* _WORK TO DO_
Include the line containing "from matplotlib.ticker import MultipleLocator" and all lines before it, repeated exactly from the listing below, without pictures.

* _PROVIDED DATA_
START
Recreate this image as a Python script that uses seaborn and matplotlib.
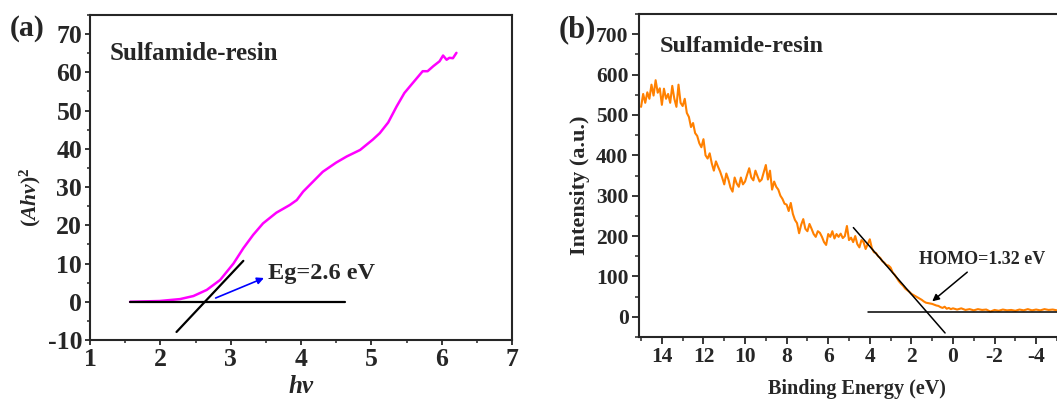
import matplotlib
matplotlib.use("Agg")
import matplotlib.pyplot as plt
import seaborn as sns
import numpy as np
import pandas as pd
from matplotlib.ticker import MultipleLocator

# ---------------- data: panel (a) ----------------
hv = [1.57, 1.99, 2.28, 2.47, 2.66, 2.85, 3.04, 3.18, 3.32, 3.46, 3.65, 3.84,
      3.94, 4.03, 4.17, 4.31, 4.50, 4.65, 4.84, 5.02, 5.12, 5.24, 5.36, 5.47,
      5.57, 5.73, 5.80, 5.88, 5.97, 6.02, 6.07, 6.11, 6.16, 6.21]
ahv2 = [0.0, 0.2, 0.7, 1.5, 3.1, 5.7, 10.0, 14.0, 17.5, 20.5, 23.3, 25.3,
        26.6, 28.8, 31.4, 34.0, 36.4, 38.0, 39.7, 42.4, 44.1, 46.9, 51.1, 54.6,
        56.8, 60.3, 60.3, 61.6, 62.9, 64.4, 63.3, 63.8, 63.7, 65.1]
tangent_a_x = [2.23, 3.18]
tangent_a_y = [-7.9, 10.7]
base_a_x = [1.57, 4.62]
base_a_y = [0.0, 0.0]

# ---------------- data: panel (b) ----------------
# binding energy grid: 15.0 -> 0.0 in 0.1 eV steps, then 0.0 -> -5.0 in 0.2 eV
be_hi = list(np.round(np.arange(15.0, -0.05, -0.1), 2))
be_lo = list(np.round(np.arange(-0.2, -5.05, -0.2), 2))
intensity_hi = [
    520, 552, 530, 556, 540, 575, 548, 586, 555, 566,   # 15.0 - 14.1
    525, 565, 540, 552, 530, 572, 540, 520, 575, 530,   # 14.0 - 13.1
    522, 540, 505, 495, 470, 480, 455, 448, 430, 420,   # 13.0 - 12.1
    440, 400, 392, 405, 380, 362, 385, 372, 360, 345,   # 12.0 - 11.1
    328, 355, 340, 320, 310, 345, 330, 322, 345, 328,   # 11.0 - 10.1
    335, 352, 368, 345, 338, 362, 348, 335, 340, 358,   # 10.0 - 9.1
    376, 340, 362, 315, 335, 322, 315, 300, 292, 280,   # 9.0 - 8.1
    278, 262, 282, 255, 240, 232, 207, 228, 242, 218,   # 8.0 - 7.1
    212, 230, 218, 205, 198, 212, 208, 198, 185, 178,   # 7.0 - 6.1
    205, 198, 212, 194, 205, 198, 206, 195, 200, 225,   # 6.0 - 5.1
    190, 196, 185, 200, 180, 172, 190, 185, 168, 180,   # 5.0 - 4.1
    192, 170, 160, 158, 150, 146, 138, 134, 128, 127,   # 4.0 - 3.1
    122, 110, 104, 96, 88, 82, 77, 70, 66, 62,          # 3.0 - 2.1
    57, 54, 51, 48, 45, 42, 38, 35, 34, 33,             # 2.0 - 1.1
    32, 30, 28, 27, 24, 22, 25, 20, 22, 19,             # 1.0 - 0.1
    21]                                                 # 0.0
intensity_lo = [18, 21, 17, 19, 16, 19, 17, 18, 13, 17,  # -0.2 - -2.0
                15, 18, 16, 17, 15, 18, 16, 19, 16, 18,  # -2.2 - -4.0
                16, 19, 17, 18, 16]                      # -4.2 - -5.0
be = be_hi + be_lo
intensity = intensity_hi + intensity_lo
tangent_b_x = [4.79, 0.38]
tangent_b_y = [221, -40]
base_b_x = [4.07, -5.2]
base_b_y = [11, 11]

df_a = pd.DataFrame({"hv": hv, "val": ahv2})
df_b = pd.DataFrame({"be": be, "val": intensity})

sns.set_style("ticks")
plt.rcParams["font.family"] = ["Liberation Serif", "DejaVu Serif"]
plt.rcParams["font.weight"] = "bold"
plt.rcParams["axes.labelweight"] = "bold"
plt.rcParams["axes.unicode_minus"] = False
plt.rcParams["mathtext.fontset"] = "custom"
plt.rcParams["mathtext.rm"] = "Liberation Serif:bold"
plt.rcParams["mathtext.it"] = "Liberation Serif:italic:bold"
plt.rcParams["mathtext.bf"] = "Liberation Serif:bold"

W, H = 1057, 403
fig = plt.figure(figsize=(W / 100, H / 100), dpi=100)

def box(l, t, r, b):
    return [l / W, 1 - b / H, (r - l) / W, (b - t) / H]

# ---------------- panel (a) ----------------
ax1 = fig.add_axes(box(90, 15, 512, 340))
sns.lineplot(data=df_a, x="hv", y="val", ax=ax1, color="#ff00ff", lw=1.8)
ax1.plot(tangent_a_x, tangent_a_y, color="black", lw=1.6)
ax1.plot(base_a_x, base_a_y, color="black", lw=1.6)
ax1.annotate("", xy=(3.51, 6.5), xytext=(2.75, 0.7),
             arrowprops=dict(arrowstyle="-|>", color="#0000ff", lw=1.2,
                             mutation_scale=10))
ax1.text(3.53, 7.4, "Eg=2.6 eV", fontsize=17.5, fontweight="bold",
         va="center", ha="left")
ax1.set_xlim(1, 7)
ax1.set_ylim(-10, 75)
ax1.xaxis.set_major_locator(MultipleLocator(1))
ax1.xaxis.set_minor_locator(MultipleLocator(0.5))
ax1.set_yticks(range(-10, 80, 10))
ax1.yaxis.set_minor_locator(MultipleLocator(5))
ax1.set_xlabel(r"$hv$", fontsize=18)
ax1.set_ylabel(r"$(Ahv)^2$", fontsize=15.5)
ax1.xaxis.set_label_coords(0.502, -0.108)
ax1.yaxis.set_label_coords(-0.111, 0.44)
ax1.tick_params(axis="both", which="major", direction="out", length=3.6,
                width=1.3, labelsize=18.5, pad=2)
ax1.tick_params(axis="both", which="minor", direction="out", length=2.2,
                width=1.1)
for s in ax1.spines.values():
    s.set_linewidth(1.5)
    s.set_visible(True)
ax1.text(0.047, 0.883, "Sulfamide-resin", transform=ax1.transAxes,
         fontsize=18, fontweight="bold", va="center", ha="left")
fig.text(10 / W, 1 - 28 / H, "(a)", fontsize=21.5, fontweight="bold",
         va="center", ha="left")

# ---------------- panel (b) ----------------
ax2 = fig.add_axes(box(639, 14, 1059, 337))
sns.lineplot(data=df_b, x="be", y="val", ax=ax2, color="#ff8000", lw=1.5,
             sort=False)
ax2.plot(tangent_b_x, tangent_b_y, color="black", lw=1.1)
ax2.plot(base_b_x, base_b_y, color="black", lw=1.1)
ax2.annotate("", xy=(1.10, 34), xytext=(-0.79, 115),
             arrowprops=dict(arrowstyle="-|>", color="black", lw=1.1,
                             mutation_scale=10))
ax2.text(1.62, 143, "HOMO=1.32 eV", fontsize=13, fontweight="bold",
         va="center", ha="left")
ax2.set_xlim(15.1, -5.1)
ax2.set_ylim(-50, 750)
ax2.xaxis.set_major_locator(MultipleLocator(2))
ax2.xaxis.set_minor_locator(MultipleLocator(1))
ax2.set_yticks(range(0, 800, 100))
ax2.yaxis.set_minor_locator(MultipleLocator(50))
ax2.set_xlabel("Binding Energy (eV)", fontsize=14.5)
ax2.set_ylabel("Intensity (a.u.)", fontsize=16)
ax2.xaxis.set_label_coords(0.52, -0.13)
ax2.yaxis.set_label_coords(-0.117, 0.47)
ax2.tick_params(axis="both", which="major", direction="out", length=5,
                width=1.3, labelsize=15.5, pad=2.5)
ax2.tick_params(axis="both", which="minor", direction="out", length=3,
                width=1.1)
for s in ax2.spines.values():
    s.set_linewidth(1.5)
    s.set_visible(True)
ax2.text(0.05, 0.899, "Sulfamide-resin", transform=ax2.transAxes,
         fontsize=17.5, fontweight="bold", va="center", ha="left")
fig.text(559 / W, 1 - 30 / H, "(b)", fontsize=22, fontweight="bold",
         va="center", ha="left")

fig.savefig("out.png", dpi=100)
END
* _RESULT_
Recreate this image as a Python script that uses seaborn and matplotlib.
import matplotlib
matplotlib.use("Agg")
import matplotlib.pyplot as plt
import seaborn as sns
import numpy as np
import pandas as pd
from matplotlib.ticker import MultipleLocator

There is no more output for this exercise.